◆ **PROVIDED DATA**:
"""
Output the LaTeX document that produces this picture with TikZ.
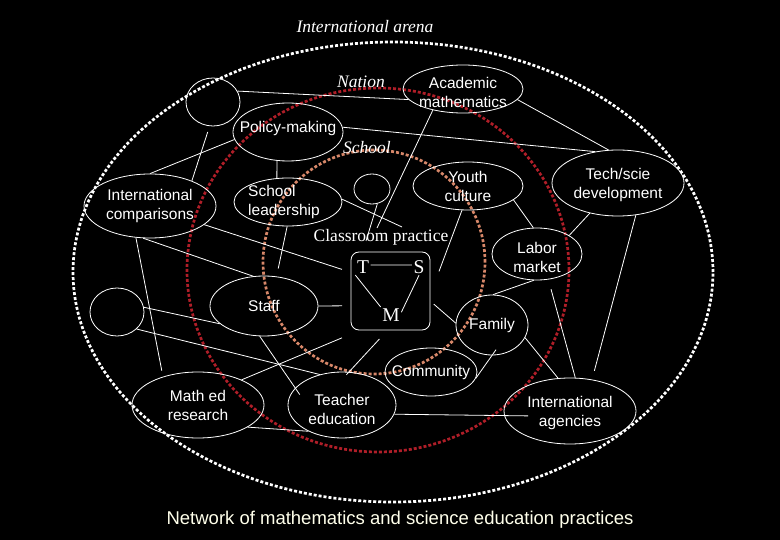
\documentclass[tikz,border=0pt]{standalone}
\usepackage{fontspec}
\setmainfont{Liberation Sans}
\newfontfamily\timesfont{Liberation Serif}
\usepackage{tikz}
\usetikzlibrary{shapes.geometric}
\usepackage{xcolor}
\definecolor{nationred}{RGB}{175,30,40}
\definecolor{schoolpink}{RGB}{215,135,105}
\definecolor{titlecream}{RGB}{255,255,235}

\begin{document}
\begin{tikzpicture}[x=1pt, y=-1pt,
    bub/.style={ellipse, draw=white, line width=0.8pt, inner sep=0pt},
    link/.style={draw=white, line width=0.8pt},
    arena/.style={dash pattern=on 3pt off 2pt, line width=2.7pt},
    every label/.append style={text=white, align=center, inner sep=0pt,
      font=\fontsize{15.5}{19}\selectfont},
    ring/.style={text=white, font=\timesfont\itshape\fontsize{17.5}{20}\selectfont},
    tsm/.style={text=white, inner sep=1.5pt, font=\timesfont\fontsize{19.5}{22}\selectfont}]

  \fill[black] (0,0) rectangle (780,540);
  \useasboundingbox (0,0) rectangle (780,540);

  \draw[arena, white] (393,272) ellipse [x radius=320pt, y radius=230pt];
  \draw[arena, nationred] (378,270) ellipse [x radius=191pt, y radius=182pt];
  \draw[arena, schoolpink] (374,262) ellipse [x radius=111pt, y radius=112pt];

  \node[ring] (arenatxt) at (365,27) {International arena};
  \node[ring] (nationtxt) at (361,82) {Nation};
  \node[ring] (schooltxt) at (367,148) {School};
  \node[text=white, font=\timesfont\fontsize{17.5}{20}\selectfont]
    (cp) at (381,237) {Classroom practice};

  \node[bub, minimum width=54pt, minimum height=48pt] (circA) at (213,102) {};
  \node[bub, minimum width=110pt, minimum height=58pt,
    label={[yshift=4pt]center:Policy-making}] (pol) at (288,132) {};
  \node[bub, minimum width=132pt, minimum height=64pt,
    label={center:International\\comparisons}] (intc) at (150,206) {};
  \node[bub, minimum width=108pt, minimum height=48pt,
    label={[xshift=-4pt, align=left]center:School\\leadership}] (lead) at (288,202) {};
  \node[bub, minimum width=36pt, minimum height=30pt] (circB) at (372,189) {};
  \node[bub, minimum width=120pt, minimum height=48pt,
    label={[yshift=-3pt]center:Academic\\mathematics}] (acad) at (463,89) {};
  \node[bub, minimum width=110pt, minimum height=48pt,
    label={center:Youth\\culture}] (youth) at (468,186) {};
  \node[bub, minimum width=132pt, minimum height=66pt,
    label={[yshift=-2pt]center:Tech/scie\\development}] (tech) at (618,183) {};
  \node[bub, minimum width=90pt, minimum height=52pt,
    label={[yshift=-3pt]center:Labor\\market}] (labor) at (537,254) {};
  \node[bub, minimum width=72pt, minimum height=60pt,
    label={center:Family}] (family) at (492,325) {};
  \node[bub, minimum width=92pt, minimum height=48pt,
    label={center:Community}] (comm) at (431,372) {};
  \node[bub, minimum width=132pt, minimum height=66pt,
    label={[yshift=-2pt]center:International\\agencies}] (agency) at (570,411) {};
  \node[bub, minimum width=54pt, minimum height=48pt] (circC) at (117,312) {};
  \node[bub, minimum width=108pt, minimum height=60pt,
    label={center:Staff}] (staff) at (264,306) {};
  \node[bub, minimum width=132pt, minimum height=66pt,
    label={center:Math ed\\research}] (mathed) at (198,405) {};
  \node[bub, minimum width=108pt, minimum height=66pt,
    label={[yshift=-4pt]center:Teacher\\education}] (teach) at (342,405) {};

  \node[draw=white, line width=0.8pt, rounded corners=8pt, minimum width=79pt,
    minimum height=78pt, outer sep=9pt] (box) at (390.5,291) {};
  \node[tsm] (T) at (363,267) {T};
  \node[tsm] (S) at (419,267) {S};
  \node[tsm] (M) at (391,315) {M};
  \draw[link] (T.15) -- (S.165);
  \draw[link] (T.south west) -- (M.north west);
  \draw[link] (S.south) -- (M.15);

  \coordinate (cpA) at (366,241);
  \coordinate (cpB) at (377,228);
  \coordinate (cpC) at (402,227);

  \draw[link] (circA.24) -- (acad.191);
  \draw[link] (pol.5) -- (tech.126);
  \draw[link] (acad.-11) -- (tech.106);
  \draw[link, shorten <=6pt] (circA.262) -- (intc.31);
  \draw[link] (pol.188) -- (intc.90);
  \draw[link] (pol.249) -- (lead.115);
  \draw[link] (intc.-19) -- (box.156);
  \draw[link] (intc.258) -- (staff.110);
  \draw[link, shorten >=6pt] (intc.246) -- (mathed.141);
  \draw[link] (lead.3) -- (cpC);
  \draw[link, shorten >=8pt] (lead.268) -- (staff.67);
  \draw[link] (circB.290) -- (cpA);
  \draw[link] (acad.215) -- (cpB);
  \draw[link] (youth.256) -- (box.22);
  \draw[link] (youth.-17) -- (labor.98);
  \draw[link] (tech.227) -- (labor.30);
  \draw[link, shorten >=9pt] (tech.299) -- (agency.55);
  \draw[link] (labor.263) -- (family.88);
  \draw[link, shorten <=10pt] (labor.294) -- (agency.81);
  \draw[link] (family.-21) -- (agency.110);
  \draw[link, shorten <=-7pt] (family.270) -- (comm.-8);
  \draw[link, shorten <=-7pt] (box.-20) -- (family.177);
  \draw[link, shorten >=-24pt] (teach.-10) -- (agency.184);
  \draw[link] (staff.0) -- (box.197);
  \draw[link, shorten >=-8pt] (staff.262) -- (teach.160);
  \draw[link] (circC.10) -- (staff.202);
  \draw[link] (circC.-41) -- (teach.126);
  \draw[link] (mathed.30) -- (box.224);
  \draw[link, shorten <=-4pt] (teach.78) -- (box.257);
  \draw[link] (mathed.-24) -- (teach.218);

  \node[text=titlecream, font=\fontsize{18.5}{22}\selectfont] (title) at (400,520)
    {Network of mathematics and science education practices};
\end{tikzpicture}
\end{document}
"""
Working from the lines above, reproduce the material exactly and exclude its pictures.

◆ **FULL RESPONSE**:
Output the LaTeX document that produces this picture with TikZ.
\documentclass[tikz,border=0pt]{standalone}
\usepackage{fontspec}
\setmainfont{Liberation Sans}
\newfontfamily\timesfont{Liberation Serif}
\usepackage{tikz}
\usetikzlibrary{shapes.geometric}
\usepackage{xcolor}
\definecolor{nationred}{RGB}{175,30,40}
\definecolor{schoolpink}{RGB}{215,135,105}
\definecolor{titlecream}{RGB}{255,255,235}

\begin{document}
\begin{tikzpicture}[x=1pt, y=-1pt,
    bub/.style={ellipse, draw=white, line width=0.8pt, inner sep=0pt},
    link/.style={draw=white, line width=0.8pt},
    arena/.style={dash pattern=on 3pt off 2pt, line width=2.7pt},
    every label/.append style={text=white, align=center, inner sep=0pt,
      font=\fontsize{15.5}{19}\selectfont},
    ring/.style={text=white, font=\timesfont\itshape\fontsize{17.5}{20}\selectfont},
    tsm/.style={text=white, inner sep=1.5pt, font=\timesfont\fontsize{19.5}{22}\selectfont}]

  \fill[black] (0,0) rectangle (780,540);
  \useasboundingbox (0,0) rectangle (780,540);

  \draw[arena, white] (393,272) ellipse [x radius=320pt, y radius=230pt];
  \draw[arena, nationred] (378,270) ellipse [x radius=191pt, y radius=182pt];
  \draw[arena, schoolpink] (374,262) ellipse [x radius=111pt, y radius=112pt];

  \node[ring] (arenatxt) at (365,27) {International arena};
  \node[ring] (nationtxt) at (361,82) {Nation};
  \node[ring] (schooltxt) at (367,148) {School};
  \node[text=white, font=\timesfont\fontsize{17.5}{20}\selectfont]
    (cp) at (381,237) {Classroom practice};

  \node[bub, minimum width=54pt, minimum height=48pt] (circA) at (213,102) {};
  \node[bub, minimum width=110pt, minimum height=58pt,
    label={[yshift=4pt]center:Policy-making}] (pol) at (288,132) {};
  \node[bub, minimum width=132pt, minimum height=64pt,
    label={center:International\\comparisons}] (intc) at (150,206) {};
  \node[bub, minimum width=108pt, minimum height=48pt,
    label={[xshift=-4pt, align=left]center:School\\leadership}] (lead) at (288,202) {};
  \node[bub, minimum width=36pt, minimum height=30pt] (circB) at (372,189) {};
  \node[bub, minimum width=120pt, minimum height=48pt,
    label={[yshift=-3pt]center:Academic\\mathematics}] (acad) at (463,89) {};
  \node[bub, minimum width=110pt, minimum height=48pt,
    label={center:Youth\\culture}] (youth) at (468,186) {};
  \node[bub, minimum width=132pt, minimum height=66pt,
    label={[yshift=-2pt]center:Tech/scie\\development}] (tech) at (618,183) {};
  \node[bub, minimum width=90pt, minimum height=52pt,
    label={[yshift=-3pt]center:Labor\\market}] (labor) at (537,254) {};
  \node[bub, minimum width=72pt, minimum height=60pt,
    label={center:Family}] (family) at (492,325) {};
  \node[bub, minimum width=92pt, minimum height=48pt,
    label={center:Community}] (comm) at (431,372) {};
  \node[bub, minimum width=132pt, minimum height=66pt,
    label={[yshift=-2pt]center:International\\agencies}] (agency) at (570,411) {};
  \node[bub, minimum width=54pt, minimum height=48pt] (circC) at (117,312) {};
  \node[bub, minimum width=108pt, minimum height=60pt,
    label={center:Staff}] (staff) at (264,306) {};
  \node[bub, minimum width=132pt, minimum height=66pt,
    label={center:Math ed\\research}] (mathed) at (198,405) {};
  \node[bub, minimum width=108pt, minimum height=66pt,
    label={[yshift=-4pt]center:Teacher\\education}] (teach) at (342,405) {};

  \node[draw=white, line width=0.8pt, rounded corners=8pt, minimum width=79pt,
    minimum height=78pt, outer sep=9pt] (box) at (390.5,291) {};
  \node[tsm] (T) at (363,267) {T};
  \node[tsm] (S) at (419,267) {S};
  \node[tsm] (M) at (391,315) {M};
  \draw[link] (T.15) -- (S.165);
  \draw[link] (T.south west) -- (M.north west);
  \draw[link] (S.south) -- (M.15);

  \coordinate (cpA) at (366,241);
  \coordinate (cpB) at (377,228);
  \coordinate (cpC) at (402,227);

  \draw[link] (circA.24) -- (acad.191);
  \draw[link] (pol.5) -- (tech.126);
  \draw[link] (acad.-11) -- (tech.106);
  \draw[link, shorten <=6pt] (circA.262) -- (intc.31);
  \draw[link] (pol.188) -- (intc.90);
  \draw[link] (pol.249) -- (lead.115);
  \draw[link] (intc.-19) -- (box.156);
  \draw[link] (intc.258) -- (staff.110);
  \draw[link, shorten >=6pt] (intc.246) -- (mathed.141);
  \draw[link] (lead.3) -- (cpC);
  \draw[link, shorten >=8pt] (lead.268) -- (staff.67);
  \draw[link] (circB.290) -- (cpA);
  \draw[link] (acad.215) -- (cpB);
  \draw[link] (youth.256) -- (box.22);
  \draw[link] (youth.-17) -- (labor.98);
  \draw[link] (tech.227) -- (labor.30);
  \draw[link, shorten >=9pt] (tech.299) -- (agency.55);
  \draw[link] (labor.263) -- (family.88);
  \draw[link, shorten <=10pt] (labor.294) -- (agency.81);
  \draw[link] (family.-21) -- (agency.110);
  \draw[link, shorten <=-7pt] (family.270) -- (comm.-8);
  \draw[link, shorten <=-7pt] (box.-20) -- (family.177);
  \draw[link, shorten >=-24pt] (teach.-10) -- (agency.184);
  \draw[link] (staff.0) -- (box.197);
  \draw[link, shorten >=-8pt] (staff.262) -- (teach.160);
  \draw[link] (circC.10) -- (staff.202);
  \draw[link] (circC.-41) -- (teach.126);
  \draw[link] (mathed.30) -- (box.224);
  \draw[link, shorten <=-4pt] (teach.78) -- (box.257);
  \draw[link] (mathed.-24) -- (teach.218);

  \node[text=titlecream, font=\fontsize{18.5}{22}\selectfont] (title) at (400,520)
    {Network of mathematics and science education practices};
\end{tikzpicture}
\end{document}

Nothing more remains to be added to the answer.